Possumblog

Not in the clamor of the crowded street, not in the shouts and plaudits of the throng, but in ourselves, are triumph and defeat.--Henry Wadsworth Longfellow

REDIRECT ALERT! (Scroll down past this mess if you're trying to read an archived post. Thanks. No, really, thanks.)

Due to my inability to control my temper and complacently accept continued silliness with not-quite-as-reliable-as-it-ought-to-be Blogger/Blogspot, your beloved Possumblog will now waddle across the Information Dirt Road and park its prehensile tail at http://possumblog.mu.nu.

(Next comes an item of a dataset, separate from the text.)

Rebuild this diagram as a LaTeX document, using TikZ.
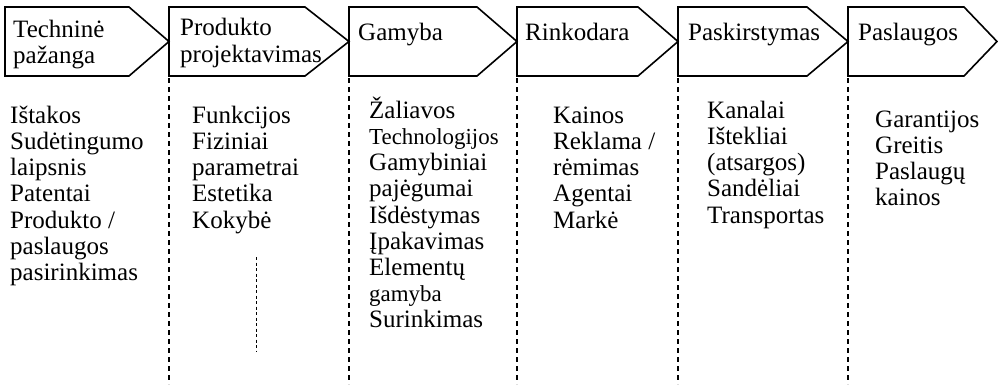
\documentclass[tikz,border=0pt]{standalone}
\usepackage{fontspec}
\setmainfont{Liberation Serif}
\newcommand{\fl}{\rule{0pt}{24pt}}
\newcommand{\sm}{\fontsize{22.9}{26.2}\selectfont}
\begin{document}
\begin{tikzpicture}[x=1pt,y=-1pt,
  stage/.style={draw=black,line width=1.6pt,line join=miter},
  sep/.style={draw=black,line width=1.4pt,dash pattern=on 5pt off 4pt},
  thinsep/.style={draw=black,line width=1pt,dash pattern=on 3pt off 2.5pt},
  txt/.style={inner sep=0pt,anchor=north west,align=left,font=\fontsize{25}{26.2}\selectfont},
  head/.style={inner sep=0pt,anchor=base west,align=left,font=\fontsize{25}{26.5}\selectfont}]
\useasboundingbox (0,0) rectangle (998,384);
% stage shapes
\draw[stage] (5,7) -- (129,7) -- (169,41.5) -- (129,76) -- (5,76) -- cycle;
\draw[stage] (169,7) -- (305,7) -- (349,41.5) -- (305,76) -- (169,76) -- cycle;
\draw[stage] (349,7) -- (477,7) -- (517,41.5) -- (477,76) -- (349,76) -- cycle;
\draw[stage] (517,7) -- (638,7) -- (678,41.5) -- (638,76) -- (517,76) -- cycle;
\draw[stage] (678,7) -- (807,7) -- (848,41.5) -- (807,76) -- (678,76) -- cycle;
\draw[stage] (848,7) -- (964,7) -- (997,41.5) -- (964,76) -- (848,76) -- cycle;
% headers
\node[head] (h1) at (13,37) {Techninė};
\node[head] (h1b) at (13,63) {pažanga};
\node[head] (h2) at (180,35) {Produkto};
\node[head] (h2b) at (180,62) {projektavimas};
\node[head] (h3) at (358,40) {Gamyba};
\node[head] (h4) at (525,40) {Rinkodara};
\node[head] (h5) at (688,40) {Paskirstymas};
\node[head] (h6) at (858,40) {Paslaugos};
% separators
\foreach \x/\n in {169/a,349/b,517/c,678/d,848/e}{
  \coordinate (s\n t) at (\x,78);
  \coordinate (s\n b) at (\x,384);
  \draw[sep] (s\n t) -- (s\n b);
}
\coordinate (ct) at (256,257);
\coordinate (cb) at (256,352);
\draw[thinsep] (ct) -- (cb);
% column texts
\node[txt] (c1) at (10,99) {\fl Ištakos\\Sudėtingumo\\laipsnis\\Patentai\\Produkto /\\paslaugos\\pasirinkimas};
\node[txt] (c2) at (192,99) {\fl Funkcijos\\Fiziniai\\parametrai\\Estetika\\Kokybė};
\node[txt] (c3) at (369,94) {\fl Žaliavos\\{\sm Technologijos}\\Gamybiniai\\pajėgumai\\Išdėstymas\\Įpakavimas\\Elementų\\{\sm gamyba}\\Surinkimas};
\node[txt] (c4) at (553,99) {\fl Kainos\\Reklama /\\rėmimas\\Agentai\\Markė};
\node[txt] (c5) at (707,94) {\fl Kanalai\\Ištekliai\\(atsargos)\\Sandėliai\\Transportas};
\node[txt] (c6) at (875,103) {\fl Garantijos\\Greitis\\Paslaugų\\kainos};
\end{tikzpicture}
\end{document}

This site will remain in place as a backup in case Munuvia gets hit by a bus or something, but I don't think they have as much trouble with this as some places do. ::cough::blogspot::cough:: So click here and adjust your links. I apologize for the inconvenience, but it's one of those things.


Monday, February 18, 2002

Cadillac's Break Through
I don't know what has me on a kick about car commercials today, but this is another one that just rubs me the wrong way--specifically the CTS commercial with the background music of Led Zeppelin's Rock and Roll. I guess you have to give GM credit for trying, but they still don't quite seem to have it. GM is not the same place that Harley Earl left--I'm sure Harley must have been keeping up a constant 4000 RPM in his grave ever since the Cimarron hit the market, and he probably has cranked it up a few notches after reviewing the CTS ad showing the '59 Caddy in the same frame with the CTS. I'm sure the intent is to draw from the legacy of the past of Cadillac and show the CTS as a worthy successor to the '59, and that the CTS is made for folks who are not on the way to the funeral home. However, the way it's done is just dumb looking. (As is the use of a similar Caddy in VoiceStream Wireless ads with Jamie Lee Curtis--there seem to be a few ad folks for whom a '59 Caddy embodies "America"--these people are not car people) The Caddy ads suffer from the same stupid decisionmaking process that GM seems to bumble through whenever it tries to mine its own past--witness the new Impala. For those of us who remember anything about the original, from back in the days when GM Styling was king, we know that the new version is nothing but a Biscayne. FOUR tailights is a BISCAYNE, SIX is an Impala! Feh!

But back to Cadillac--the past is all well and good, but the '59 is not that high of a standard--any of the various pre-1972 Eldorados would be the nearest equivalent in the minds of your target demographic--but the bigger problem is that anyone who really liked listening to Led Zeppelin is not going to like the Cadillac. Not only is the Harley Earl GM gone, but the Bunkie Knudsen GM is no more, too. Knudsen is reputed to have helped turned Pontiac's image around in the early Sixties by noting that "You can sell a young man's car to an old man, but you can never sell an old man's car to a young man." Sorry, but from a young man, Cadillac is still an old man's car. And Led Zeppelin ain't exactly the same as Bare Naked Ladies.

Hopefully, the arrival of Bob Lutz will shake some of the cobwebs loose in GM's structure and rid it of some of the worst aspects of the brand-management style of selling cars. Mr. Lutz, who, though old as the hills, is still a car guy and still understands that solid content is what it takes to sell cars when people are demanding solid content. Good luck to him.